Money in the bank is an investment

For many people, they don’t realize all the assumptions they inherently make all around them.

When you put your money in a bank, you are actually making an investment in that bank. They take your money, hold onto 10% of it as their required reserve and then invest 90% of it in the form of mortgages, bond purchases, stock purchases, etc. The interest you are paid on your money represents a fraction of the profit they made from those investments.

There are many different alternative investments you could make:

  1. You could buy equipment to start setting up for a future business
  2. You could buy a house
  3. You could invest in stocks directly yourself
  4. You could invest in educating yourself
  5. You could buy items that you can sell when you need your cash bank

There are more items that could go on that list but you get the point.

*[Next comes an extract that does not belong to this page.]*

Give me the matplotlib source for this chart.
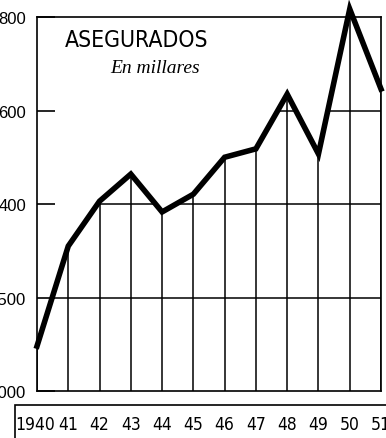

Some people forget, the best marketing you don’t even think of as marketing. “Put your money in the bank” is traditional wisdom, but that tradition was created through marketing before your were ever born.

We are about to go through a turbulent financial period. Educate yourself on how finance works because if you don’t do it, you’ll find out there are many assumptions, and more importantly risks, that you weren’t even aware existed.

P.S. Here are some things you should try to understand:

  1. What does a bank do with your deposit?
  2. What is the national debt?
  3. What is a bond?
  4. What is a mortgage-backed security?
  5. What is an asset
  6. What is a liability
  7. What are the factors that affect interest rates?
  8. How do interest influence bond prices?
  9. What is margin in the stock market?
  10. What is leverage?
  11. How much leverage is available on different asset classes?
  12. How does leverage change risk?